Snacking is yum. Seeing snacking ads is fun. Making an ‘aloo bhujia’ ad, when the brand is known for chips, can also be fun.
Mullen Lintas must have felt the heat when it decided to create communication for Too Yumm!’s ‘aloo bhujia’ offering, one of its six namkeen flavours.
It must have been a challenge because Too Yumm! (marketed by RP - Sanjiv Goenka Group's Guiltfree Industries) is all about healthy snacking.
'Eat Lot, Fikar Not', said cricketer-cum-endorser Virat Kohli in 2018, after being seen munching on finger snacks much to the onlookers’ shock. The snacks were baked, not fried. This was after Kohli dropped the carbonated beverage Pepsi from his brand endorsement list to amplify his fitness-first personality.
To see a brand sell ‘aloo bhujia’, thus, deviating from its healthy snacking ethos, seems surprising. afaqs! spoke to Garima Khandelwal, chief creative officer – Mullen Lintas, about this new ad and much more.
Edited excerpts:
For the ‘aloo bhujia’ variant, why did you go with the fun trope we’ve grown accustomed to seeing in Too Yumm! ads?
For the new Too Yumm! namkeen launch campaign, we landed on an articulation ‘yumkeen’, which is in the brand portfolio of snacks comprising Karare, multigrain chips, potato chips and veggie stix. We wanted ‘yumkeen’ to carve its own vertical. We had a sharp single-minded insight of putting one’s hand out when anyone opens a namkeen pack. Everything else followed and fell into place, in terms of the pitching, the relatability of the insight and the catchy track.
The health benefits of Too Yumm! products are still seen in its ads. How do you plan to promote the ‘no palm oil’ aspect of the namkeen?
The brand name itself was conceptualised to make a healthier brand, taste forward. The work that was done with the iconic Too Yumm! ads through the years, has made a deep-rooted impact in the minds of consumers that the snack is healthier. With the commercials in the recent past and the brand’s foray into categories such as chips and namkeens, our attempt is to always lead with taste, keeping the health benefit as an RTB.
Similarly, in the case of namkeens, ‘no palm oil’ reminds the consumers of the core health benefits that are the signature of Too Yumm! products, but not to supersede the taste cues sprinkled across the communication.
Namkeen brands position their variants as snacks for a particular time or occasion (tea time or when guests arrive). How do you plan to position the ‘aloo bhujia’ variant in an upcoming ad or campaign, if there is one?
Aside from time, snacks have also owned anti-boredom. The positioning of Too Yumm! products has been – ‘Anytime, Anywhere and As much’. That has always been a constant and we haven’t tried to format the product to any time-bound hunger pangs.
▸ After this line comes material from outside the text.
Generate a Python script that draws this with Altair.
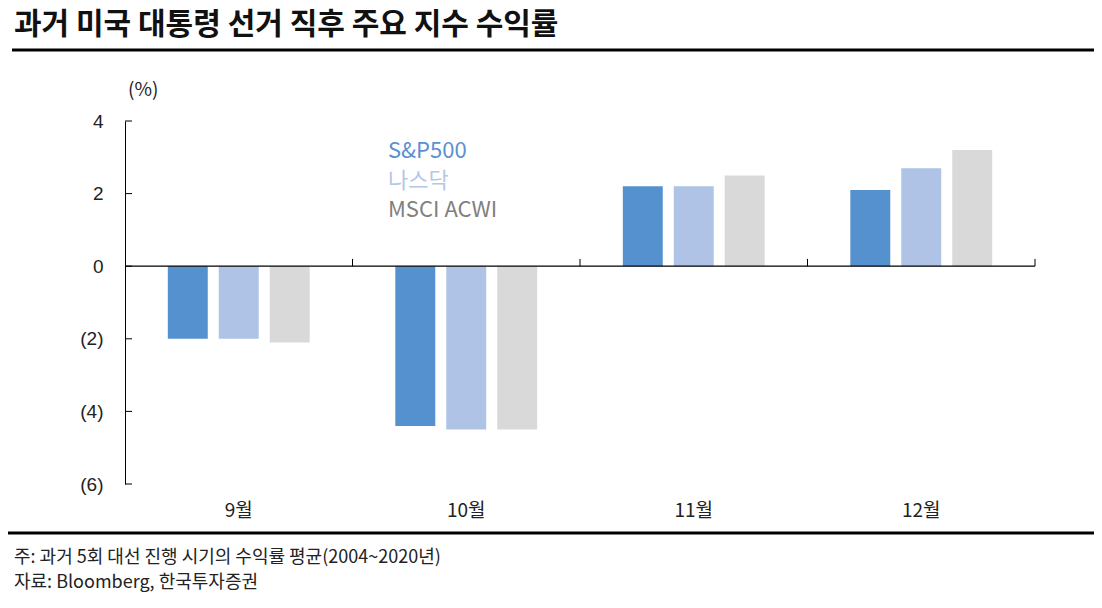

What are the plans of Too Yumm! as for as the namkeen category goes?
The category is largely owned by loose players or local giants. Namkeens play a strategic role in the endeavour of Too Yumm! to bring genuinely “better for you” products to every Indian household.
Are there any ads for other Too Yumm! namkeen variants, in the pipeline?
While the communication depicts the entire range of six namkeen variants (‘aloo bhujia’, ‘moong dal’, ‘khatta meetha’, ‘all in one’, ‘ratlami sev’ and ‘Kolkata masala mix’), ‘aloo bhujia’ is the lead variant due to its widespread popularity. But the larger idea of ‘Haath Nahi Sambhlenge’ is apt for the entire namkeen portfolio. We will have various exciting renditions of this theme around other variants of Too Yumm! namkeen, going forward.